Vahide Gördüm, kemoterapi tedavisi nedeniyle Adını Feriha Koydum dizisine bir süreliğine ara verebilirmiş. İşte asıl 'Zehra' olmaya o zaman ihtiyacı var. 'Zehra' değil mi ki hayatın tüm zorluğunu apartmanın merdivenlerinden aşağıya doğru süpüren? O değil mi ki kara bulutlar çocuklarının üzerine çökmüşken, güçlü nefesiyle üfleyip o kasveti dağıtan? 'Zehra' değil mi ki, "Hayat sana limon verse de yüzünü ekşitme, içine şeker kat, limonata olsun" felsefesine hepimizi inandıran? Demek ki şimdi Vahide için 'Zehra' olmak zamanıdır.
Aslında buradan ahkam kesmek kolay... İnsanın neresi acırsa canı oradadır. Vahide Gördüm'ün ne yaşadığını, ne çektiğini nasıl bilebiliriz ki? Yine de onun gibi güçlü bir kadının isminin yanına o lanet hastalığın adını yakıştıramıyorum işte. Eminim, Vahide Gördüm bu hastalığın tozunu, kirini, pasını, 'Zehra'nın sıktığı bezin kovasında bırakacak ve eskiden olduğu gibi televizyon ekranları aracılığıyla evlerimize 'akşam servisine' çıkacak.

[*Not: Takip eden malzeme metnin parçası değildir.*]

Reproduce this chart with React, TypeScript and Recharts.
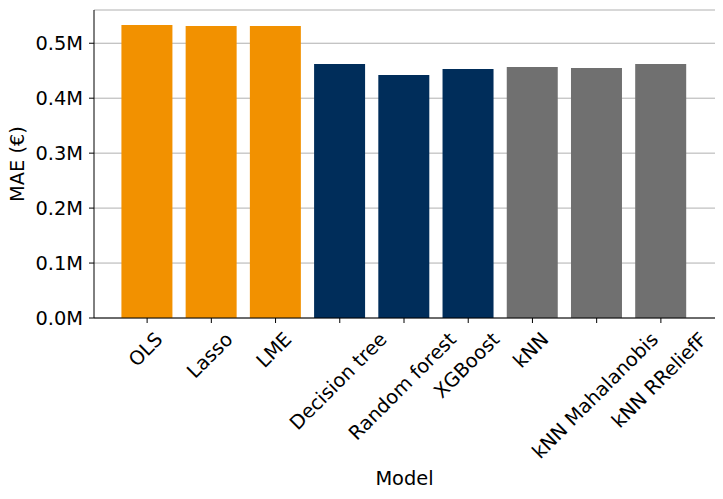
import React from 'react';
import { BarChart, Bar, XAxis, YAxis, CartesianGrid, Cell } from 'recharts';

const models = ['OLS', 'Lasso', 'LME', 'Decision tree', 'Random forest', 'XGBoost', 'kNN', 'kNN Mahalanobis', 'kNN RReliefF'];
const maeMillions = [0.5333, 0.5315, 0.5315, 0.4624, 0.4424, 0.4533, 0.4569, 0.4551, 0.4624];
const modelGroups = ['linear', 'linear', 'linear', 'tree', 'tree', 'tree', 'knn', 'knn', 'knn'];
const groupColors: Record<string, string> = { linear: '#F29100', tree: '#002D5A', knn: '#707070' };
const yTicks = [0, 0.1, 0.2, 0.3, 0.4, 0.5];

const data = models.map((m, i) => ({ model: m, mae: maeMillions[i], group: modelGroups[i] }));

const FONT = 'DejaVu Sans, sans-serif';
const FS = 19.4;

let ctx: CanvasRenderingContext2D | null = null;
function measure(t: string): number {
  if (!ctx) {
    const c = document.createElement('canvas');
    ctx = c.getContext('2d');
  }
  if (!ctx) return t.length * FS * 0.6;
  ctx.font = `${FS}px "DejaVu Sans"`;
  return ctx.measureText(t).width;
}

const RotTick = (props: any) => {
  const { x, y, payload } = props;
  const t = String(payload.value);
  const w = measure(t);
  const h = FS * 0.73;
  const H = (w + h) * Math.SQRT1_2;
  const top = y + 8;
  const cx = x - 1.5;
  const cy = top + H / 2;
  return (
    <text
      x={cx}
      y={cy}
      transform={`rotate(-45, ${cx}, ${cy})`}
      textAnchor="middle"
      dominantBaseline="central"
      fontFamily={FONT}
      fontSize={FS}
      fill="#000"
    >
      {t}
    </text>
  );
};

export default function App() {
  return (
    <div style={{ position: 'absolute', left: 0, top: 0, width: 723, height: 499, background: '#fff' }}>
      <BarChart
        width={723}
        height={499}
        data={data}
        margin={{ top: 10, right: 8, bottom: 0, left: 0 }}
        barCategoryGap="10%"
      >
        <CartesianGrid horizontal vertical={false} stroke="#b0b0b0" strokeWidth={1} />
        <XAxis
          dataKey="model"
          height={181}
          padding={{ left: 21, right: 22 }}
          interval={0}
          tickSize={5}
          tickMargin={0}
          stroke="#000"
          axisLine={{ stroke: '#000' }}
          tickLine={{ stroke: '#000' }}
          tick={<RotTick />}
          label={{
            content: (p: any) => {
              const vb = p.viewBox || { x: 94, y: 318, width: 621, height: 181 };
              return (
                <text
                  x={vb.x + vb.width / 2}
                  y={478}
                  textAnchor="middle"
                  dominantBaseline="central"
                  fontFamily={FONT}
                  fontSize={FS}
                  fill="#000"
                >
                  Model
                </text>
              );
            },
          }}
        />
        <XAxis xAxisId="top" orientation="top" dataKey="model" height={0} tick={false} tickLine={false} axisLine={{ stroke: '#000' }} />
        <YAxis
          width={94}
          domain={[0, 0.5605]}
          ticks={yTicks}
          tickSize={5}
          tickMargin={6}
          allowDataOverflow
          axisLine={{ stroke: '#000' }}
          tickLine={{ stroke: '#000' }}
          tick={{ fontFamily: FONT, fontSize: FS, fill: '#000' }}
          tickFormatter={(v: number) => `${v.toFixed(1)}M`}
          label={{
            content: () => (
              <text
                x={17}
                y={164}
                transform="rotate(-90, 17, 164)"
                textAnchor="middle"
                dominantBaseline="central"
                fontFamily={FONT}
                fontSize={FS}
                fill="#000"
              >
                MAE (€)
              </text>
            ),
          }}
        />
        <YAxis yAxisId="right" orientation="right" width={0} domain={[0, 1]} tick={false} tickLine={false} axisLine={{ stroke: '#000' }} />
        <Bar dataKey="mae" isAnimationActive={false}>
          {data.map((d, i) => (
            <Cell key={i} fill={groupColors[d.group]} />
          ))}
        </Bar>
      </BarChart>
    </div>
  );
}
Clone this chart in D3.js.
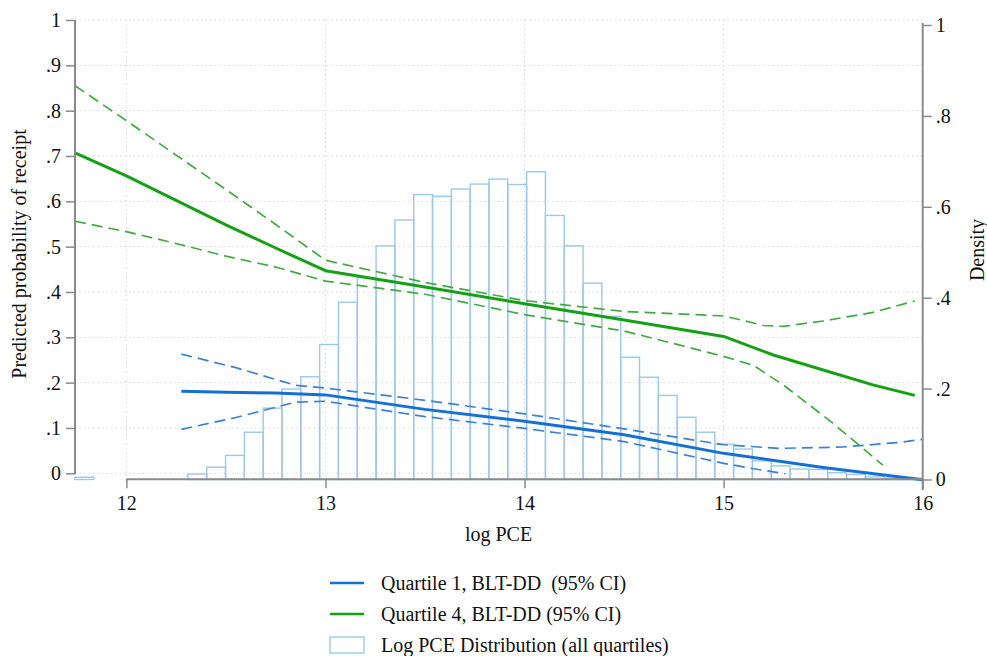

Bu sütunlardan oyuncu dostlarıma naçizane tavsiyelerde bulunurken hep canlandırdıkları rolün kendilerini ele geçirmesine izin vermemeleri gerektiğini söylerim. Ama bu kez tersini yapacağım:
Sevgili Vahide Gördüm; kendini 'Zehra'ya bırak. Bak gör, kısa zamanda nasıl iyileştirecek seni...
Ayrıntılar için lütfen tıklayın.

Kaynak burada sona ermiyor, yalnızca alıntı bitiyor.